## begin

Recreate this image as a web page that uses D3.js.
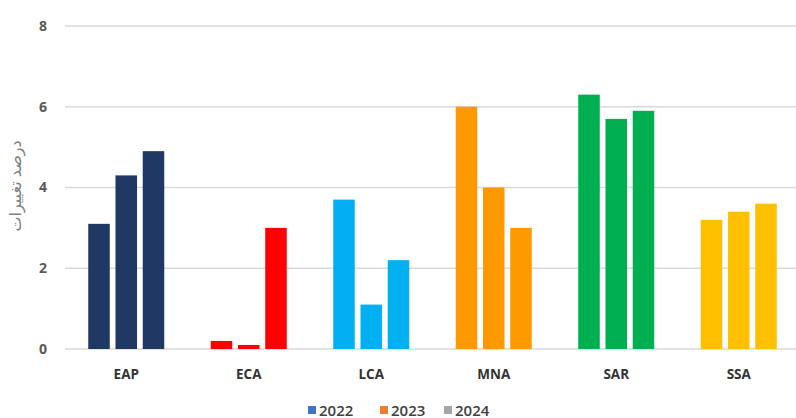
<!DOCTYPE html>
<html>
<head>
<meta charset="utf-8">
<script src="https://cdn.jsdelivr.net/npm/d3@7"></script>
<style>
  html, body { margin: 0; padding: 0; background: #fff; }
  svg { display: block; }
</style>
</head>
<body>
<svg id="chart" width="796" height="418"></svg>
<script>
// Regions and their values for each year
const regions = ["EAP", "ECA", "LCA", "MNA", "SAR", "SSA"];
const years = ["2022", "2023", "2024"];
const values2022 = [3.1, 0.2, 3.7, 6.0, 6.3, 3.2];
const values2023 = [4.3, 0.1, 1.1, 4.0, 5.7, 3.4];
const values2024 = [4.9, 3.0, 2.2, 3.0, 5.9, 3.6];
const yTicks = [0, 2, 4, 6, 8];
const regionColors = ["#1f3864", "#ff0000", "#00b0f0", "#ff9900", "#00b050", "#ffc000"];
const legendColors = ["#4472c4", "#ed7d31", "#a5a5a5"];
const yTitle = "درصد تغییرات";

const series = [values2022, values2023, values2024];
const rows = regions.map((r, i) => ({
  region: r,
  color: regionColors[i],
  vals: years.map((y, j) => ({ year: y, value: series[j][i] }))
}));

const svg = d3.select("#chart");

const x = d3.scaleBand().domain(regions).range([65, 800]).paddingInner(0).paddingOuter(0);
const xInner = d3.scaleBand().domain(years).range([-38, 38]).paddingInner(0.21);
const y = d3.scaleLinear().domain([0, 8]).range([349, 26]);

// Gridlines
svg.append("g")
  .selectAll("line")
  .data(yTicks)
  .join("line")
  .attr("x1", 65).attr("x2", 796)
  .attr("y1", d => y(d)).attr("y2", d => y(d))
  .attr("stroke", "#d9d9d9")
  .attr("stroke-width", 1.5);

// Y axis tick labels
const yAxis = d3.axisLeft(y).tickValues(yTicks).tickSize(0).tickPadding(0);
const gy = svg.append("g").attr("transform", "translate(47,0)").call(yAxis);
gy.select(".domain").remove();
gy.selectAll("text")
  .attr("text-anchor", "middle")
  .attr("dx", "-4")
  .style("font-family", "Open Sans, Liberation Sans, sans-serif")
  .style("font-size", "14px")
  .style("font-weight", "bold")
  .attr("fill", "#595959");

// X axis category labels
const xAxis = d3.axisBottom(x).tickSize(0).tickPadding(0);
const gx = svg.append("g").attr("transform", "translate(0,369)").call(xAxis);
gx.select(".domain").remove();
gx.selectAll("text")
  .style("font-family", "Open Sans, Liberation Sans, sans-serif")
  .style("font-size", "13.5px")
  .style("font-weight", "bold")
  .attr("fill", "#333");

// Bars
const groups = svg.append("g")
  .selectAll("g")
  .data(rows)
  .join("g")
  .attr("transform", d => `translate(${x(d.region) + x.bandwidth() / 2},0)`);

groups.selectAll("rect")
  .data(d => d.vals.map(v => ({ ...v, color: d.color })))
  .join("rect")
  .attr("x", d => xInner(d.year))
  .attr("width", xInner.bandwidth())
  .attr("y", d => y(d.value))
  .attr("height", d => y(0) - y(d.value))
  .attr("fill", d => d.color);

// Y axis title
svg.append("text")
  .attr("transform", "translate(21,186) rotate(-90)")
  .attr("text-anchor", "middle")
  .attr("direction", "rtl")
  .style("font-family", "Noto Sans, DejaVu Sans, sans-serif")
  .style("font-size", "16px")
  .attr("fill", "#7f7f7f")
  .text(yTitle);

// Legend
const legendX = [308, 380, 444];
const legend = svg.append("g")
  .selectAll("g")
  .data(years)
  .join("g")
  .attr("transform", (d, i) => `translate(${legendX[i]},410)`);
legend.append("rect")
  .attr("x", 0).attr("y", -4)
  .attr("width", 8).attr("height", 8)
  .attr("fill", (d, i) => legendColors[i]);
legend.append("text")
  .attr("x", 11).attr("y", 5.5)
  .style("font-family", "Open Sans, Liberation Sans, sans-serif")
  .style("font-size", "15px")
  .style("font-weight", "600")
  .attr("fill", "#404040")
  .text(d => d);
</script>
</body>
</html>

## end

*WHAT YOU WILL DO:*
Extract the full listing above verbatim; pictures are to be left out of the copy.

*WRITTEN RESPONSE:*
Recreate this image as a web page that uses D3.js.
<!DOCTYPE html>
<html>
<head>
<meta charset="utf-8">
<script src="https://cdn.jsdelivr.net/npm/d3@7"></script>
<style>
  html, body { margin: 0; padding: 0; background: #fff; }
  svg { display: block; }
</style>
</head>
<body>
<svg id="chart" width="796" height="418"></svg>
<script>
// Regions and their values for each year
const regions = ["EAP", "ECA", "LCA", "MNA", "SAR", "SSA"];
const years = ["2022", "2023", "2024"];
const values2022 = [3.1, 0.2, 3.7, 6.0, 6.3, 3.2];
const values2023 = [4.3, 0.1, 1.1, 4.0, 5.7, 3.4];
const values2024 = [4.9, 3.0, 2.2, 3.0, 5.9, 3.6];
const yTicks = [0, 2, 4, 6, 8];
const regionColors = ["#1f3864", "#ff0000", "#00b0f0", "#ff9900", "#00b050", "#ffc000"];
const legendColors = ["#4472c4", "#ed7d31", "#a5a5a5"];
const yTitle = "درصد تغییرات";

const series = [values2022, values2023, values2024];
const rows = regions.map((r, i) => ({
  region: r,
  color: regionColors[i],
  vals: years.map((y, j) => ({ year: y, value: series[j][i] }))
}));

const svg = d3.select("#chart");

const x = d3.scaleBand().domain(regions).range([65, 800]).paddingInner(0).paddingOuter(0);
const xInner = d3.scaleBand().domain(years).range([-38, 38]).paddingInner(0.21);
const y = d3.scaleLinear().domain([0, 8]).range([349, 26]);

// Gridlines
svg.append("g")
  .selectAll("line")
  .data(yTicks)
  .join("line")
  .attr("x1", 65).attr("x2", 796)
  .attr("y1", d => y(d)).attr("y2", d => y(d))
  .attr("stroke", "#d9d9d9")
  .attr("stroke-width", 1.5);

// Y axis tick labels
const yAxis = d3.axisLeft(y).tickValues(yTicks).tickSize(0).tickPadding(0);
const gy = svg.append("g").attr("transform", "translate(47,0)").call(yAxis);
gy.select(".domain").remove();
gy.selectAll("text")
  .attr("text-anchor", "middle")
  .attr("dx", "-4")
  .style("font-family", "Open Sans, Liberation Sans, sans-serif")
  .style("font-size", "14px")
  .style("font-weight", "bold")
  .attr("fill", "#595959");

// X axis category labels
const xAxis = d3.axisBottom(x).tickSize(0).tickPadding(0);
const gx = svg.append("g").attr("transform", "translate(0,369)").call(xAxis);
gx.select(".domain").remove();
gx.selectAll("text")
  .style("font-family", "Open Sans, Liberation Sans, sans-serif")
  .style("font-size", "13.5px")
  .style("font-weight", "bold")
  .attr("fill", "#333");

// Bars
const groups = svg.append("g")
  .selectAll("g")
  .data(rows)
  .join("g")
  .attr("transform", d => `translate(${x(d.region) + x.bandwidth() / 2},0)`);

groups.selectAll("rect")
  .data(d => d.vals.map(v => ({ ...v, color: d.color })))
  .join("rect")
  .attr("x", d => xInner(d.year))
  .attr("width", xInner.bandwidth())
  .attr("y", d => y(d.value))
  .attr("height", d => y(0) - y(d.value))
  .attr("fill", d => d.color);

// Y axis title
svg.append("text")
  .attr("transform", "translate(21,186) rotate(-90)")
  .attr("text-anchor", "middle")
  .attr("direction", "rtl")
  .style("font-family", "Noto Sans, DejaVu Sans, sans-serif")
  .style("font-size", "16px")
  .attr("fill", "#7f7f7f")
  .text(yTitle);

// Legend
const legendX = [308, 380, 444];
const legend = svg.append("g")
  .selectAll("g")
  .data(years)
  .join("g")
  .attr("transform", (d, i) => `translate(${legendX[i]},410)`);
legend.append("rect")
  .attr("x", 0).attr("y", -4)
  .attr("width", 8).attr("height", 8)
  .attr("fill", (d, i) => legendColors[i]);
legend.append("text")
  .attr("x", 11).attr("y", 5.5)
  .style("font-family", "Open Sans, Liberation Sans, sans-serif")
  .style("font-size", "15px")
  .style("font-weight", "600")
  .attr("fill", "#404040")
  .text(d => d);
</script>
</body>
</html>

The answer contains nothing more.